Friday, November 30, 2007

PCO Procartoonists - Graphic humour and photomontage - a response

PCOer Bill Stott writes in response to our recent guest blogger Neil Hepburn. Matt Buck who edits Bloghorn agrees with very nearly all of it.

In cartooning, whether you use a steel nib and blackberry juice on vellum, or a wall full of Apple Macs, the main thing is to be graphically funny and have something to say. I think terms which divide, like "traditionalist" cartoonist are misleading.

I like jazz. Not, "I like traditional jazz", or "I like modern jazz." I like jazz. I don't like all jazz, traditional or modern.

I like graphic humour. All graphic humour, if it does what it's supposed to do.

I don't like graphic humour which isn't funny or is badly drawn or made. I know the subjectivity argument is impossible to avoid here.


Phenomenally successful pap like Scooby Doo left me bored stiff, whilst Fat Freddy's Cat I could die laughing at, but, this doesn't make Scooby Doo a bad cartoon.

Take Fat Freddy's Cat. What makes it original, and for me, very funny, is a combination of the traditional and the new. Traditional is the panel story format which Gilbert Shelton used. New is (was, really, its 1970s) the bad language. And the cat's constant camera mugging, usually with a morsel of feline philosophy. FFC reflected the age it sprang from - US West Coast drug use, sex and rock and roll - all neatly observed by an ugly tomcat who sported a decent pair of balls.

In talking about what Neil Hepburn has written for Bloghorn, 'I'm going to use the term "photomontage" because its traditional. Ha! Its more or less what Photoshop is anyway, and is no more or less acceptable than stuff drawn with a pen on 220gsm paper, if it is good. How the art was produced doesn't dictate its funniness. Photographs, manipulated or not, can be very funny. "Have I Got News for You" uses stills with an inappropriate voice - over to great effect.

However - I love that word - my real argument is with the fickle media; the bandwagon leapers who are so very easily seduced by newness; by iPods which are puffed by ads recommending them if you want to record BBC news and listen to/watch it later. Come on ! Get real. Technerds like them not for what they can do, but for the mere fact that they CAN. Once, "Turbo" written on the back of a Saab meant something. Now, my vacuum cleaner's a turbo.

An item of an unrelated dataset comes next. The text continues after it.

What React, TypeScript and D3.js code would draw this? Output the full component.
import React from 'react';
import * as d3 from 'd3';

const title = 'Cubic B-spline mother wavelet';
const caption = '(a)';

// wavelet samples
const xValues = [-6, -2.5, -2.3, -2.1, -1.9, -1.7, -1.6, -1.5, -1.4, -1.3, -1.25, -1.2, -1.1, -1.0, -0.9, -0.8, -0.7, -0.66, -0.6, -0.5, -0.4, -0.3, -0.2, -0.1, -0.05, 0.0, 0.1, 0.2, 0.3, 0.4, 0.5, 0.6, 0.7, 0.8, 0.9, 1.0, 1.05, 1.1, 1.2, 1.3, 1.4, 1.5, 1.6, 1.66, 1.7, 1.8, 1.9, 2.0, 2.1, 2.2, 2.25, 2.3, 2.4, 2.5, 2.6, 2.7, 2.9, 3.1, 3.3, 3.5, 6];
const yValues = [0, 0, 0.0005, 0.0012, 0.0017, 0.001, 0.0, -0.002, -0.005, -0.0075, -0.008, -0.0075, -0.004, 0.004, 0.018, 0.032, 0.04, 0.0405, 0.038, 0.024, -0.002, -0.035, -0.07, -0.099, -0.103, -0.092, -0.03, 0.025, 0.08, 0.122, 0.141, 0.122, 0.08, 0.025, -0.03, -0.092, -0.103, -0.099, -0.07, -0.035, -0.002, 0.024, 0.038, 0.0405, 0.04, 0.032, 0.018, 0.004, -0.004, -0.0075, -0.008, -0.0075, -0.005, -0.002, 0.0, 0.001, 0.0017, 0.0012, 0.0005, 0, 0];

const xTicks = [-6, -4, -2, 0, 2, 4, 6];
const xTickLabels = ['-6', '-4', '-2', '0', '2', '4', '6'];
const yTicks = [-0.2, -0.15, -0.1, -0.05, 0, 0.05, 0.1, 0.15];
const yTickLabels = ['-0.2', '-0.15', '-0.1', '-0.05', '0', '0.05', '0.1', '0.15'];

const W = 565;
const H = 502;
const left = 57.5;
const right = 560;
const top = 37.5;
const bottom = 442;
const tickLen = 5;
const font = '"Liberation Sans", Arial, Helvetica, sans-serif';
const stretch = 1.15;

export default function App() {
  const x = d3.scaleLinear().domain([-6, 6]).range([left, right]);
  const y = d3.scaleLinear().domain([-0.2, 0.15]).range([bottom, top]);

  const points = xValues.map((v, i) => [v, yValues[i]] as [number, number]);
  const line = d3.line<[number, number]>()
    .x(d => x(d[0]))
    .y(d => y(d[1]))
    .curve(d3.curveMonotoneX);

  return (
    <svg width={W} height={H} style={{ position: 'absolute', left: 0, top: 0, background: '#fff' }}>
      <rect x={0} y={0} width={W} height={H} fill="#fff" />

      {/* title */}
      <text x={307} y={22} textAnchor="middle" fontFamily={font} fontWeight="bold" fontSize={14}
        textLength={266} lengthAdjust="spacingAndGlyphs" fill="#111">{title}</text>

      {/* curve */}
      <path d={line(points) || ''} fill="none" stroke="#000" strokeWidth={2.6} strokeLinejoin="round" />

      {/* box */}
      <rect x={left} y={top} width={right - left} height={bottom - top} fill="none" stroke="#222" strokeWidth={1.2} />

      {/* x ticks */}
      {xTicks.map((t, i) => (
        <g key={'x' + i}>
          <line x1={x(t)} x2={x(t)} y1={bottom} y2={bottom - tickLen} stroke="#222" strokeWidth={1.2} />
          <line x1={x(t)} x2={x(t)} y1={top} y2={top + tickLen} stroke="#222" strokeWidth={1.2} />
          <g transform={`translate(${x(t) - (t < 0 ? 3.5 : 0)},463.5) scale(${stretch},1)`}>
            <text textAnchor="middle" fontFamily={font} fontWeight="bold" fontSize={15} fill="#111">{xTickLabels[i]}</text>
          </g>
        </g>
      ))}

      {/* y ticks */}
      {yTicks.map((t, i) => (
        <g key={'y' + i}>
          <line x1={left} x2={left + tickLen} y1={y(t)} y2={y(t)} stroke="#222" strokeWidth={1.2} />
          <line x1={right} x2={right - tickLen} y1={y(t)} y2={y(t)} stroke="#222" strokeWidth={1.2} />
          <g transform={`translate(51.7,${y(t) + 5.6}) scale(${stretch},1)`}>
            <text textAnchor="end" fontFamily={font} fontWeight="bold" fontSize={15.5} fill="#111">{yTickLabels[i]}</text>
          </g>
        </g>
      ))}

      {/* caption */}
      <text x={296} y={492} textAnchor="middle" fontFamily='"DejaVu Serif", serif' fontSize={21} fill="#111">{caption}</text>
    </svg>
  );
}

Editors tend to think they discovered photomontage, because getting a PC let them. What that PC didn't do was invest them with visual discrimination. They've always had eyes, and it has always been a struggle being a freelance traditional cartoonist. Then, along came Photoshop, and Hey ! Look what I can do ! Who needs Steve Bell, Martin Rowson, Dave Brown? Bill Tidy, Mike Williams, where are you?

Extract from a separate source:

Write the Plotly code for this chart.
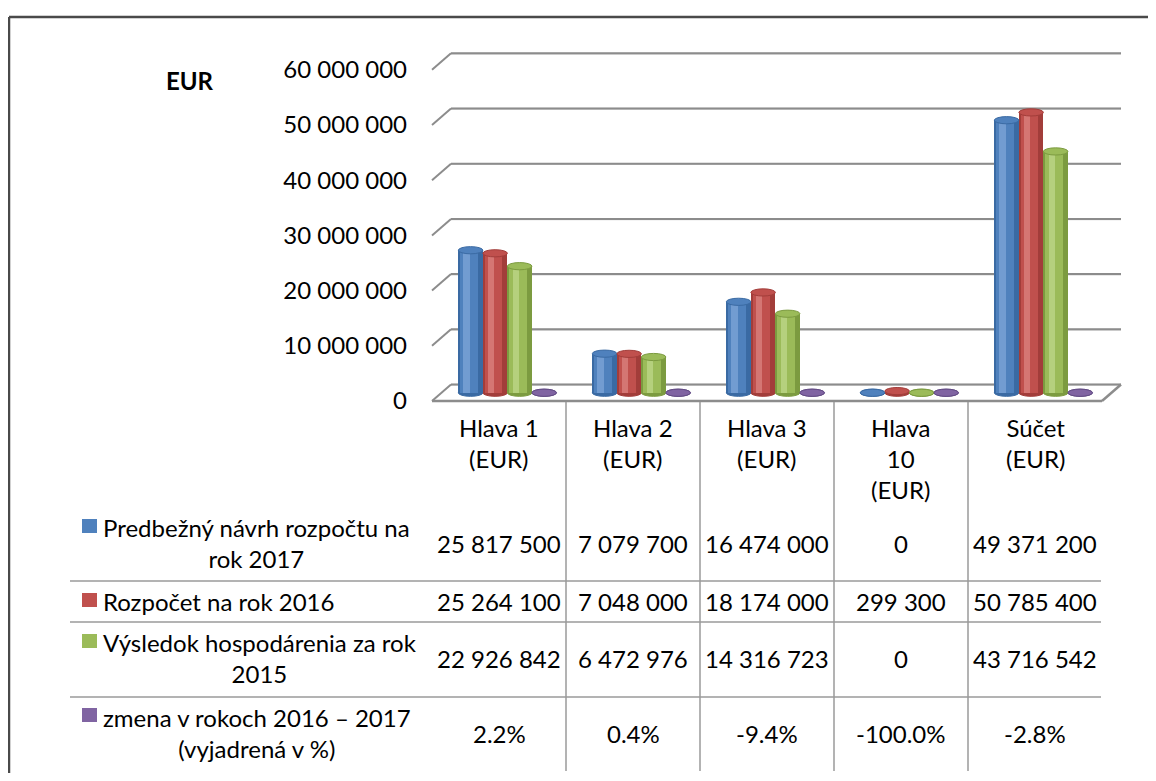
import plotly.graph_objects as go

# ---------------- data ----------------
categories = ["Hlava 1<br>(EUR)", "Hlava 2<br>(EUR)", "Hlava 3<br>(EUR)",
              "Hlava<br>10<br>(EUR)", "Súčet<br>(EUR)"]
series_names = ["Predbežný návrh rozpočtu na<br>rok 2017",
                "Rozpočet na rok 2016",
                "Výsledok hospodárenia za rok<br>2015",
                "zmena v rokoch 2016 – 2017<br>(vyjadrená v %)"]
predbezny_2017 = [25817500, 7079700, 16474000, 0, 49371200]
rozpocet_2016 = [25264100, 7048000, 18174000, 299300, 50785400]
vysledok_2015 = [22926842, 6472976, 14316723, 0, 43716542]
zmena_pct = [2.2, 0.4, -9.4, -100.0, -2.8]
y_ticks = [0, 10000000, 20000000, 30000000, 40000000, 50000000, 60000000]
y_axis_title = "EUR"

series_values = [predbezny_2017, rozpocet_2016, vysledok_2015, zmena_pct]
series_text = [[f"{v:,}".replace(",", " ") for v in predbezny_2017],
               [f"{v:,}".replace(",", " ") for v in rozpocet_2016],
               [f"{v:,}".replace(",", " ") for v in vysledok_2015],
               [f"{p:.1f}%" for p in zmena_pct]]

# ---------------- style ----------------
FONT = "Lato"
FS = 24
palette = [("#3A6AA3", "#4F81BD", "#7BA3D6"),
           ("#A23D3A", "#C0504D", "#D9807D"),
           ("#7C9B40", "#9BBB59", "#BCD687"),
           ("#634C85", "#8064A2", "#A48DC2")]

SH = 8                                   # page body margin offset
W_FIG, H_FIG = 1156 - SH, 781 - 2 * SH
# plot area in screen pixels
SL, SR, ST, SB = 414, 1135, 40, 406
L, R, T, B = SL - SH, SR - SH, ST - SH, SB - SH
PXM = 5.52 / 1e6                         # pixels per EUR
Y0_SCREEN = 401                          # screen pixel of value 0 (front)
Y_TOP = (Y0_SCREEN - ST) / PXM
Y_BOT = (Y0_SCREEN - SB) / PXM
X_LO, X_HI = -0.5 - (432 - SL) / 134, 4.5 + (SR - 1102) / 134
DX = 19 / 134                            # depth offset (category units)
DY = 16.5 / PXM                          # depth offset (EUR units)
BASE = DY / 2
EH = 3.6 / PXM                           # ellipse half height
BW = 0.183
OFFS = [-0.212, -0.029, 0.154, 0.337]


def pxx(xs):
    """screen x pixel -> paper"""
    return (xs - SL) / (SR - SL)


def pyy(ys):
    """screen y pixel -> paper"""
    return (SB - ys) / (SB - ST)


fig = go.Figure()
shapes = []
annotations = []

# back-wall gridlines with perspective diagonals
for v in y_ticks:
    shapes.append(dict(type="line", xref="x", yref="y", x0=-0.5 + DX, x1=4.5 + DX,
                       y0=v + DY - 0.35 / PXM, y1=v + DY - 0.35 / PXM,
                       line=dict(color="#D4D4D4", width=2), layer="below"))
    shapes.append(dict(type="line", xref="x", yref="y", x0=-0.5 + DX, x1=4.5 + DX,
                       y0=v + DY, y1=v + DY, line=dict(color="#8C8C8C", width=2),
                       layer="below"))
    shapes.append(dict(type="line", xref="x", yref="y", x0=-0.5, x1=-0.5 + DX,
                       y0=v, y1=v + DY, line=dict(color="#8C8C8C", width=2),
                       layer="below"))
# floor front edge and right edge
shapes.append(dict(type="line", xref="x", yref="y", x0=-0.5, x1=4.5, y0=0, y1=0,
                   line=dict(color="#8C8C8C", width=2.5), layer="below"))
shapes.append(dict(type="line", xref="x", yref="y", x0=4.5, x1=4.5 + DX, y0=0, y1=DY,
                   line=dict(color="#8C8C8C", width=2.5), layer="below"))

# cylinders
for j, vals in enumerate(series_values):
    dark, mid, light = palette[j]
    xs = [i + OFFS[j] for i in range(len(vals))]
    fig.add_trace(go.Bar(x=xs, y=vals, base=BASE, width=BW,
                         marker=dict(color=dark, line=dict(width=0)),
                         hoverinfo="skip"))
    fig.add_trace(go.Bar(x=[x - BW * 0.06 for x in xs], y=vals, base=BASE, width=BW * 0.72,
                         marker=dict(color=mid, line=dict(width=0)),
                         hoverinfo="skip"))
    fig.add_trace(go.Bar(x=[x - BW * 0.16 for x in xs], y=vals, base=BASE, width=BW * 0.26,
                         marker=dict(color=light, line=dict(width=0)), opacity=0.8,
                         hoverinfo="skip"))
    for x, v in zip(xs, vals):
        top = BASE + max(v, 0)
        shapes.append(dict(type="circle", xref="x", yref="y",
                           x0=x - BW / 2, x1=x + BW / 2, y0=BASE - EH, y1=BASE + EH,
                           fillcolor=dark, line=dict(color=dark, width=1), layer="below"))
        shapes.append(dict(type="circle", xref="x", yref="y",
                           x0=x - BW / 2, x1=x + BW / 2, y0=top - EH, y1=top + EH,
                           fillcolor=mid, line=dict(color=dark, width=1), layer="above"))

# axis title
annotations.append(dict(text=f"<b>{y_axis_title}</b>", xref="paper", yref="paper",
                        x=pxx(190), y=pyy(80), xanchor="center", yanchor="middle",
                        showarrow=False,
                        font=dict(family=FONT, size=FS, color="black")))

# data table: column headers
for i, c in enumerate(categories):
    annotations.append(dict(text=c, xref="x", yref="paper", x=i, y=pyy(411),
                            xanchor="center", yanchor="top", align="center",
                            showarrow=False,
                            font=dict(family=FONT, size=FS, color="black")))

row_centers = [543, 601, 658, 733]
square_centers = [526, 600, 641, 715]
for j, name in enumerate(series_names):
    annotations.append(dict(text=name, xref="paper", yref="paper",
                            x=pxx(101), y=pyy(row_centers[j]),
                            xanchor="left", yanchor="middle", align="center",
                            showarrow=False,
                            font=dict(family=FONT, size=FS, color="black")))
    shapes.append(dict(type="rect", xref="paper", yref="paper",
                       x0=pxx(82), x1=pxx(97), y0=pyy(square_centers[j] - 7),
                       y1=pyy(square_centers[j] + 7),
                       fillcolor=palette[j][1], line=dict(width=0)))
    for i, t in enumerate(series_text[j]):
        annotations.append(dict(text=t, xref="x", yref="paper", x=i,
                                y=pyy(row_centers[j]), xanchor="center",
                                yanchor="middle", showarrow=False,
                                font=dict(family=FONT, size=FS, color="black")))

# table grid lines
for yp in [581, 622, 697]:
    shapes.append(dict(type="line", xref="paper", yref="paper",
                       x0=pxx(70), x1=pxx(1101), y0=pyy(yp), y1=pyy(yp),
                       line=dict(color="#9A9A9A", width=1.5)))
for i in range(len(categories) - 1):
    shapes.append(dict(type="line", xref="x", yref="paper", x0=i + 0.5, x1=i + 0.5,
                       y0=pyy(402), y1=pyy(771),
                       line=dict(color="#9A9A9A", width=1.5)))

# outer frame (right and bottom edges are outside the picture)
shapes.append(dict(type="line", xref="paper", yref="paper",
                   x0=pxx(9), x1=pxx(1170), y0=pyy(17), y1=pyy(17),
                   line=dict(color="#4A4A4A", width=2.5)))
shapes.append(dict(type="line", xref="paper", yref="paper",
                   x0=pxx(9), x1=pxx(9), y0=pyy(17), y1=pyy(800),
                   line=dict(color="#4A4A4A", width=2.5)))

fig.update_layout(
    width=W_FIG, height=H_FIG,
    margin=dict(l=L, r=W_FIG - R, t=T, b=H_FIG - B, pad=0),
    paper_bgcolor="white", plot_bgcolor="white",
    barmode="overlay", bargap=0, showlegend=False,
    separators=". ",
    font=dict(family=FONT, size=FS, color="black"),
    xaxis=dict(range=[X_LO, X_HI], showgrid=False, zeroline=False,
               showticklabels=False, showline=False, fixedrange=True),
    yaxis=dict(range=[Y_BOT, Y_TOP], showgrid=False, zeroline=False,
               showline=False, tickvals=y_ticks, tickformat=",d",
               ticks="", ticklabelstandoff=6, fixedrange=True,
               tickfont=dict(family=FONT, size=FS, color="black")),
    shapes=shapes, annotations=annotations,
)

fig.write_html("out.html", config={"displayModeBar": False})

It matters not a jot how the gag was, or is, made. What matters, economically, is who judges it in the first place. Can the editor tell a good gag from a dying wildebeeste? Is the editor so narrow that he/she sees only Photoshop? The PCO has tried to make a start by searching for a level of quality work, judged by a jury of their peers. Applicants get vetted. They are accepted on a majority vote. Photomontage has (as yet - Bloghorn) no such system. Neil Hepburn is good. He makes me laugh; take notice. Lots of other manipulators aren't and don't. Just like some 'traditional' cartoonists.

Maybe, years down the line (that's a thing you draw with a pen), when all the traditionalists are dead and gone and heirless, editors will suddenly discover hologramtoons - eye activated - all singing, all dancing little bods in 3D - right there on the page, and Mr Hepburn will feel the same sense of ignorant waste PCO founder members felt a short while ago.

Before then though, PCO could, and in my opinion should, keep this debate going. What matters most is the quality of graphic humour, not the manner of its making.